Records with drawing code:
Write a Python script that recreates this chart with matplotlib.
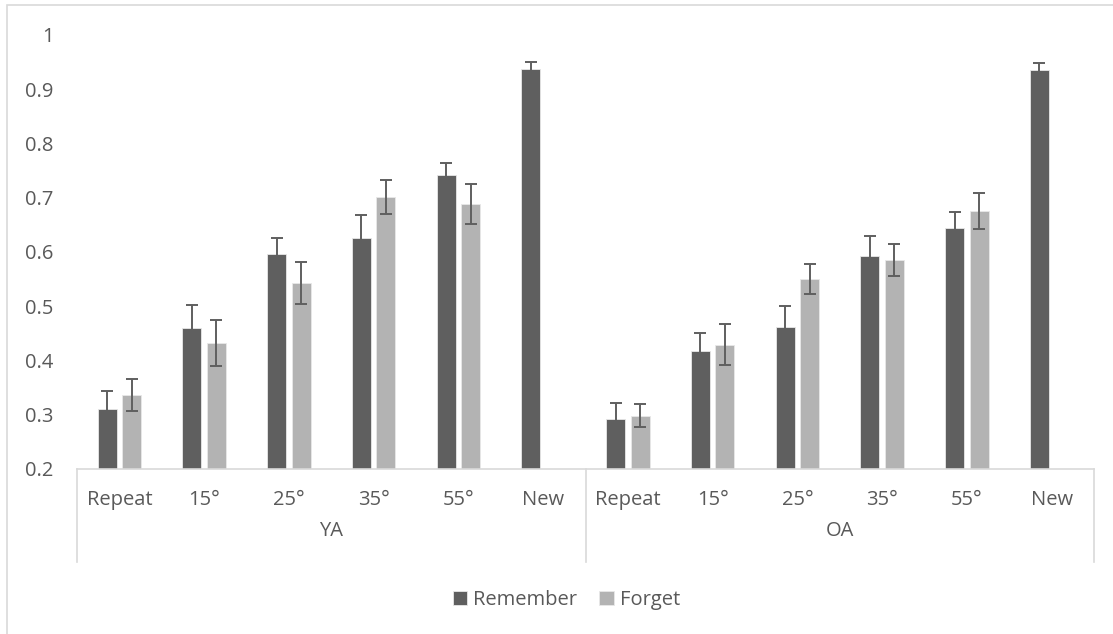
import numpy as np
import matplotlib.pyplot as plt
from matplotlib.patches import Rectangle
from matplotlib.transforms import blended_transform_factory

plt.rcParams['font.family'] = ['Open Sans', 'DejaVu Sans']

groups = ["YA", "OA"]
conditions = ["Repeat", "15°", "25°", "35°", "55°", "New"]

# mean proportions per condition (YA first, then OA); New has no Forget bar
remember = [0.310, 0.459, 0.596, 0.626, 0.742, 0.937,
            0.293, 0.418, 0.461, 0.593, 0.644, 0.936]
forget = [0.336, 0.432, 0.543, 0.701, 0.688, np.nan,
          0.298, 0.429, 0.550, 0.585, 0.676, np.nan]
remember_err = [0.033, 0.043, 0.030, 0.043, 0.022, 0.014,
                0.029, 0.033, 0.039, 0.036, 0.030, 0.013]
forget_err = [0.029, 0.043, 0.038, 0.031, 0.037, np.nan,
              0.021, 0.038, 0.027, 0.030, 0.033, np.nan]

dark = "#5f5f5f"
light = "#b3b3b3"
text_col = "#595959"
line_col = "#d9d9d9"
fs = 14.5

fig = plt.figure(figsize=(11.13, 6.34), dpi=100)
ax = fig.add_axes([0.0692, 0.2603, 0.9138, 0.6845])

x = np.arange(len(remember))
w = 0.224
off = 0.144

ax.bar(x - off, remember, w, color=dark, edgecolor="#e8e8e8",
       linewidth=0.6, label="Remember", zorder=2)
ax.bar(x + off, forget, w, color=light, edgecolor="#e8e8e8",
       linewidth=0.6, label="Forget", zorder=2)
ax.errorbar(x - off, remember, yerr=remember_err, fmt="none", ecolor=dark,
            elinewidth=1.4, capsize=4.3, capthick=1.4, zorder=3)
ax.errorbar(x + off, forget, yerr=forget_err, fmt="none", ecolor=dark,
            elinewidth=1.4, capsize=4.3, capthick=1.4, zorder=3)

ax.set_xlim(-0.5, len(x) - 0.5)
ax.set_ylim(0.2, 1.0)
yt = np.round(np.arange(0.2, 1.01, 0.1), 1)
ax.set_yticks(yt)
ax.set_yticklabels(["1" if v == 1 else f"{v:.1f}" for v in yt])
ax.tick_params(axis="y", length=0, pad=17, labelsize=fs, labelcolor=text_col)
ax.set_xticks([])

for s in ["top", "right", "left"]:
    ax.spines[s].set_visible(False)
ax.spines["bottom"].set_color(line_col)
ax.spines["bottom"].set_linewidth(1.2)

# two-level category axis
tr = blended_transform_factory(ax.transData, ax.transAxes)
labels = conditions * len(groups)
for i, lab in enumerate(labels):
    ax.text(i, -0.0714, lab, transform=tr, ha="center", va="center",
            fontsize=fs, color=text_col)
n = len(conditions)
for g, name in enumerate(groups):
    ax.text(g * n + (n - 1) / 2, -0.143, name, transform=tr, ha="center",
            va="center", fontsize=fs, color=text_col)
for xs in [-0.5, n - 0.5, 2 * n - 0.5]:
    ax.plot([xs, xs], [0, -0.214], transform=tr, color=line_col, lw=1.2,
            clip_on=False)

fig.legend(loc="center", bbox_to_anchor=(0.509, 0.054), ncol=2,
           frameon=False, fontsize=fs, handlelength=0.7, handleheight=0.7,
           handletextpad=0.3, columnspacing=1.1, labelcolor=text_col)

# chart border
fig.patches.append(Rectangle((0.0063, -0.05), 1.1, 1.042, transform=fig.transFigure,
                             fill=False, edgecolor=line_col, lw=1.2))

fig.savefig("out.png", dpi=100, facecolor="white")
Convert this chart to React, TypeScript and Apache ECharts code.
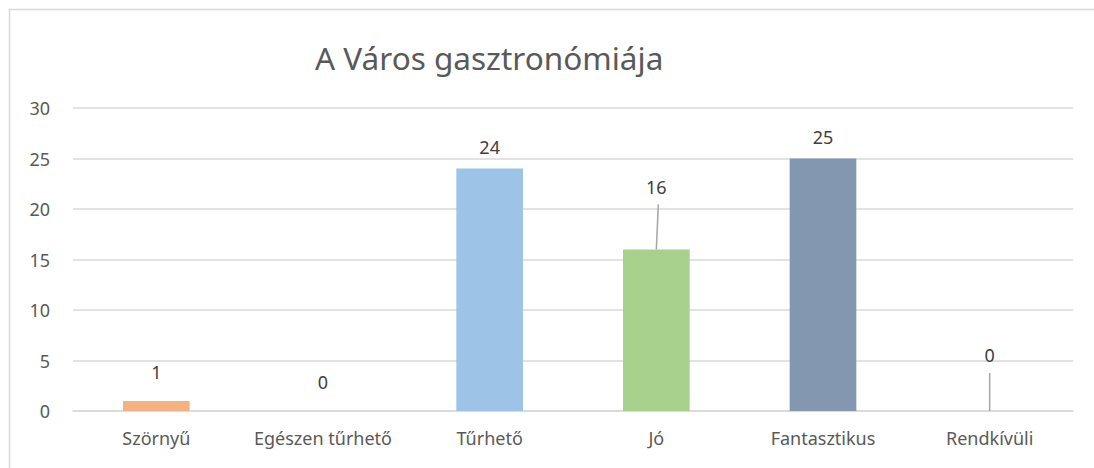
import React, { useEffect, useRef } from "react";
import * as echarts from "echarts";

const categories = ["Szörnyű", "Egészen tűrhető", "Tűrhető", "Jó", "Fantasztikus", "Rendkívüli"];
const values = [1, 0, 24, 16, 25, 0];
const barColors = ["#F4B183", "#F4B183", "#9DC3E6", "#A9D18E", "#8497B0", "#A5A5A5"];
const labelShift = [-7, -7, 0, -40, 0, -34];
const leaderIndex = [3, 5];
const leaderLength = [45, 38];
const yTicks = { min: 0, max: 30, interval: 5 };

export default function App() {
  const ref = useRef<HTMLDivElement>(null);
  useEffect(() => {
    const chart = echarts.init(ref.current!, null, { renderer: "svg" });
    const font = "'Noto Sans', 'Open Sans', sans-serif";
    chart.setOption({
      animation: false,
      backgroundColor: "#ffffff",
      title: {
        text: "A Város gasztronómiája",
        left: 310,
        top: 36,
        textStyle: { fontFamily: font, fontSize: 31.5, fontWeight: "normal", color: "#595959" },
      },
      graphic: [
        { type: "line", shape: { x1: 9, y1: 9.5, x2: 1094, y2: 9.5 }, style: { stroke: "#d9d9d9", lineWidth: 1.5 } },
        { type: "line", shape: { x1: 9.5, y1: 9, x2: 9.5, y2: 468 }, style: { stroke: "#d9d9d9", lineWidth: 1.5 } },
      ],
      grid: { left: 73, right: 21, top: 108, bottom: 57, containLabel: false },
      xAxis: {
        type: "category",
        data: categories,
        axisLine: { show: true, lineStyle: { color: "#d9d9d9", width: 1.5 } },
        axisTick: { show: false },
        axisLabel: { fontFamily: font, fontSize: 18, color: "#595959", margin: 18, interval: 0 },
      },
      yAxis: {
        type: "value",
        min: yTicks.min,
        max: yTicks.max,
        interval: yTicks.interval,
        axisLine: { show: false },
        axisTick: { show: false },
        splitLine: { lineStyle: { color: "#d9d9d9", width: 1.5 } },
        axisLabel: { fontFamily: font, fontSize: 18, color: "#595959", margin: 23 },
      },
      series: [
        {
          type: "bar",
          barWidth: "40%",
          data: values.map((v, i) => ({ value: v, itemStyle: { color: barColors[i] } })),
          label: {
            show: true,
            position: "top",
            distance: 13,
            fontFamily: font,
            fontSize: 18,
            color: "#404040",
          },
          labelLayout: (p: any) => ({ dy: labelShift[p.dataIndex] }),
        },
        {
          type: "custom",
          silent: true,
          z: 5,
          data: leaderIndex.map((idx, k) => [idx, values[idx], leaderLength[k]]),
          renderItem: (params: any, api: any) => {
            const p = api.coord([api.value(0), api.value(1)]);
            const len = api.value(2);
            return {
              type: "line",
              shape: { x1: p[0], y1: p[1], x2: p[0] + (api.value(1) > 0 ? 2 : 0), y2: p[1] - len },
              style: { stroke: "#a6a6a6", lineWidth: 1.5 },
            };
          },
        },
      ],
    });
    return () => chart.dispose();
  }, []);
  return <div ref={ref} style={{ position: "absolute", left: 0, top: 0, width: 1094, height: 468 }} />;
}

* **Task to complete**
Omitting all images, retype each line of the records precisely.

* **Task output**
Write a Python script that recreates this chart with matplotlib.
import numpy as np
import matplotlib.pyplot as plt
from matplotlib.patches import Rectangle
from matplotlib.transforms import blended_transform_factory

plt.rcParams['font.family'] = ['Open Sans', 'DejaVu Sans']

groups = ["YA", "OA"]
conditions = ["Repeat", "15°", "25°", "35°", "55°", "New"]

# mean proportions per condition (YA first, then OA); New has no Forget bar
remember = [0.310, 0.459, 0.596, 0.626, 0.742, 0.937,
            0.293, 0.418, 0.461, 0.593, 0.644, 0.936]
forget = [0.336, 0.432, 0.543, 0.701, 0.688, np.nan,
          0.298, 0.429, 0.550, 0.585, 0.676, np.nan]
remember_err = [0.033, 0.043, 0.030, 0.043, 0.022, 0.014,
                0.029, 0.033, 0.039, 0.036, 0.030, 0.013]
forget_err = [0.029, 0.043, 0.038, 0.031, 0.037, np.nan,
              0.021, 0.038, 0.027, 0.030, 0.033, np.nan]

dark = "#5f5f5f"
light = "#b3b3b3"
text_col = "#595959"
line_col = "#d9d9d9"
fs = 14.5

fig = plt.figure(figsize=(11.13, 6.34), dpi=100)
ax = fig.add_axes([0.0692, 0.2603, 0.9138, 0.6845])

x = np.arange(len(remember))
w = 0.224
off = 0.144

ax.bar(x - off, remember, w, color=dark, edgecolor="#e8e8e8",
       linewidth=0.6, label="Remember", zorder=2)
ax.bar(x + off, forget, w, color=light, edgecolor="#e8e8e8",
       linewidth=0.6, label="Forget", zorder=2)
ax.errorbar(x - off, remember, yerr=remember_err, fmt="none", ecolor=dark,
            elinewidth=1.4, capsize=4.3, capthick=1.4, zorder=3)
ax.errorbar(x + off, forget, yerr=forget_err, fmt="none", ecolor=dark,
            elinewidth=1.4, capsize=4.3, capthick=1.4, zorder=3)

ax.set_xlim(-0.5, len(x) - 0.5)
ax.set_ylim(0.2, 1.0)
yt = np.round(np.arange(0.2, 1.01, 0.1), 1)
ax.set_yticks(yt)
ax.set_yticklabels(["1" if v == 1 else f"{v:.1f}" for v in yt])
ax.tick_params(axis="y", length=0, pad=17, labelsize=fs, labelcolor=text_col)
ax.set_xticks([])

for s in ["top", "right", "left"]:
    ax.spines[s].set_visible(False)
ax.spines["bottom"].set_color(line_col)
ax.spines["bottom"].set_linewidth(1.2)

# two-level category axis
tr = blended_transform_factory(ax.transData, ax.transAxes)
labels = conditions * len(groups)
for i, lab in enumerate(labels):
    ax.text(i, -0.0714, lab, transform=tr, ha="center", va="center",
            fontsize=fs, color=text_col)
n = len(conditions)
for g, name in enumerate(groups):
    ax.text(g * n + (n - 1) / 2, -0.143, name, transform=tr, ha="center",
            va="center", fontsize=fs, color=text_col)
for xs in [-0.5, n - 0.5, 2 * n - 0.5]:
    ax.plot([xs, xs], [0, -0.214], transform=tr, color=line_col, lw=1.2,
            clip_on=False)

fig.legend(loc="center", bbox_to_anchor=(0.509, 0.054), ncol=2,
           frameon=False, fontsize=fs, handlelength=0.7, handleheight=0.7,
           handletextpad=0.3, columnspacing=1.1, labelcolor=text_col)

# chart border
fig.patches.append(Rectangle((0.0063, -0.05), 1.1, 1.042, transform=fig.transFigure,
                             fill=False, edgecolor=line_col, lw=1.2))

fig.savefig("out.png", dpi=100, facecolor="white")
Convert this chart to React, TypeScript and Apache ECharts code.
import React, { useEffect, useRef } from "react";
import * as echarts from "echarts";

const categories = ["Szörnyű", "Egészen tűrhető", "Tűrhető", "Jó", "Fantasztikus", "Rendkívüli"];
const values = [1, 0, 24, 16, 25, 0];
const barColors = ["#F4B183", "#F4B183", "#9DC3E6", "#A9D18E", "#8497B0", "#A5A5A5"];
const labelShift = [-7, -7, 0, -40, 0, -34];
const leaderIndex = [3, 5];
const leaderLength = [45, 38];
const yTicks = { min: 0, max: 30, interval: 5 };

export default function App() {
  const ref = useRef<HTMLDivElement>(null);
  useEffect(() => {
    const chart = echarts.init(ref.current!, null, { renderer: "svg" });
    const font = "'Noto Sans', 'Open Sans', sans-serif";
    chart.setOption({
      animation: false,
      backgroundColor: "#ffffff",
      title: {
        text: "A Város gasztronómiája",
        left: 310,
        top: 36,
        textStyle: { fontFamily: font, fontSize: 31.5, fontWeight: "normal", color: "#595959" },
      },
      graphic: [
        { type: "line", shape: { x1: 9, y1: 9.5, x2: 1094, y2: 9.5 }, style: { stroke: "#d9d9d9", lineWidth: 1.5 } },
        { type: "line", shape: { x1: 9.5, y1: 9, x2: 9.5, y2: 468 }, style: { stroke: "#d9d9d9", lineWidth: 1.5 } },
      ],
      grid: { left: 73, right: 21, top: 108, bottom: 57, containLabel: false },
      xAxis: {
        type: "category",
        data: categories,
        axisLine: { show: true, lineStyle: { color: "#d9d9d9", width: 1.5 } },
        axisTick: { show: false },
        axisLabel: { fontFamily: font, fontSize: 18, color: "#595959", margin: 18, interval: 0 },
      },
      yAxis: {
        type: "value",
        min: yTicks.min,
        max: yTicks.max,
        interval: yTicks.interval,
        axisLine: { show: false },
        axisTick: { show: false },
        splitLine: { lineStyle: { color: "#d9d9d9", width: 1.5 } },
        axisLabel: { fontFamily: font, fontSize: 18, color: "#595959", margin: 23 },
      },
      series: [
        {
          type: "bar",
          barWidth: "40%",
          data: values.map((v, i) => ({ value: v, itemStyle: { color: barColors[i] } })),
          label: {
            show: true,
            position: "top",
            distance: 13,
            fontFamily: font,
            fontSize: 18,
            color: "#404040",
          },
          labelLayout: (p: any) => ({ dy: labelShift[p.dataIndex] }),
        },
        {
          type: "custom",
          silent: true,
          z: 5,
          data: leaderIndex.map((idx, k) => [idx, values[idx], leaderLength[k]]),
          renderItem: (params: any, api: any) => {
            const p = api.coord([api.value(0), api.value(1)]);
            const len = api.value(2);
            return {
              type: "line",
              shape: { x1: p[0], y1: p[1], x2: p[0] + (api.value(1) > 0 ? 2 : 0), y2: p[1] - len },
              style: { stroke: "#a6a6a6", lineWidth: 1.5 },
            };
          },
        },
      ],
    });
    return () => chart.dispose();
  }, []);
  return <div ref={ref} style={{ position: "absolute", left: 0, top: 0, width: 1094, height: 468 }} />;
}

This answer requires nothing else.